Wednesday, September 9, 2009

Letting my freak flag fly, version 2.0.

Oh my, I’m a grumpy burnout today. Don’t worry, I’m not gonna snap at you. Okay, I might. Sorry. But still, I’m mainlining Rob Zombie in the hopes that he will absorb some of my grouchiness.

So perhaps today is a good day to go all Vegan Freak on you. I haven’t read it, actually, because I’m waiting for the second edition to be released next month. But I’ve hung out on their website, and, if you’ll recall, I did want to comment on “Vegan Isn’t a Dirty Word.” Actually, when I posted that, I think I really meant this piece, but oh well. Read ‘em both anyway. I’m grateful for the badass work that Bob and Jenna Torres do, and I appreciate their no-bullshit approach. At the risk of sounding like Grumpy Intolerant Vegan Girl, I do sometimes wonder if my life would be easier if I had less patience with the dominant meat-centric culture. (A fallback title for this blog was, “No, I’m Not Eating That.”)

Bob makes the very excellent point that lots of people are hesitant to openly identify as vegan. I’m guilty of this myself, most often at restaurants. It was just so much easier to tell the server that I was vegetarian than to deal with the blank stare that “vegan” received. I still struggle sometimes in social situations like parties, when the choice is between eating something non-vegan (hello, pizza, mashed potatoes, and birthday cake!) or not eating at all. During dinner with Red’s family the other night, I went for the mashed potatoes, which almost certainly were dairy-fied. Had I been with a different crowd, I probably could have had a couple glasses of wine and called it dinner, but that was sadly not an option as his is a family of teetotalers.

[Full disclosure: when my mom makes me a birthday cake, I eat it. No, it’s not vegan, and no, I don’t feel guilty. When your mom bakes you a cake, you eat it and enjoy it. ]

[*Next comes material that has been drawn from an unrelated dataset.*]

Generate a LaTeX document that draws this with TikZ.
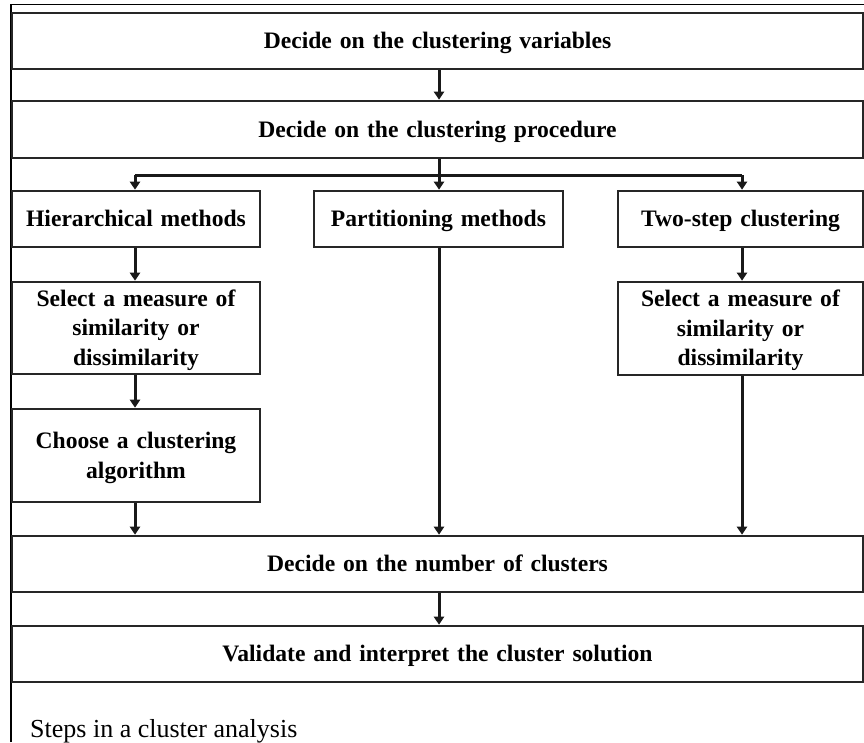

I’m more comfortable with owning my veganism now, but it took me a couple years to get here. “Vegetarian” and “veggie” are safe, non-confrontational terms. To many people, “vegan” is synonymous with, “I’m here for your hamburger, motherfucker.” Which I am not. I would rather not touch your nasty-ass hamburger, thankyouverymuch, and I wish you wouldn’t touch it either because I know what it’s doing to your gut right now and I know what the cow that became your burger went through. But that’s neither here nor there. I came to fly my freaky vegan flag proudly once I realized that it was more a lifestyle than a diet. Calling myself a vegetarian was fine, until I kept running into people who chirped brightly, “Oh, I’m a vegetarian too! I only eat fish!” These are not my people, I thought grimly. I needed to step my game up and dissociate myself from all the half-assed vegetarians who were doing nothing but confusing everyone. As Bob puts it:

To be totally clear before I dig in here, I’m not trying to offend anyone, or hurt anyone’s feelings. I used to be an ovo-lacto vegetarian myself, and I get where many of you are coming from. Yet, being nice to you simply for the sake of being nice accomplishes nothing except protecting you from coming to terms with a set of dietary practices that still exploit and kill billions of animals annually. In other words, if I don’t say what I think, I will feel like I’m complicit in your choices, and really, the times are just too dire not to say something. So, I’m going to just be blunt, and I hope that you’ll have the patience to deal with it, and think hard about it before you blow me off, because someone being blunt with me about my so-called “animal rights” ovo-lacto vegetarianism is what got me to go vegan. It sucked in the short term, because I had a few annoying days of trying to convince myself that the logic of veganism was unsound, but I assure you, it is not.
And that’s where I am now. So yeah, I’m a vegan who fucked up and ate some mashed potatoes made with milk. Life’s full of disappointment. I’m a vegan who ate some mashed potatoes, and I will surely end up eating non-vegan birthday cake one of these days. I wish I didn’t have to make those choices, but I do. Veganism is a way of life, and yes, that involves a moral imperative to avoid animal products. But no one’s perfect. By declaring my veganism, I’m locating myself within my commitment to ahimsa (nonviolence) as clearly as I can. I make mistakes, and I own those as well. I’m showing everyone I meet that vegans are not necessarily grungy, hostile, anarchic, reeking of patchouli, or whatever flavor-of-the-week pejorative you can come up with. So no, I’m not here for your hamburger. But I’m not going to sit here quietly while you eat it, either.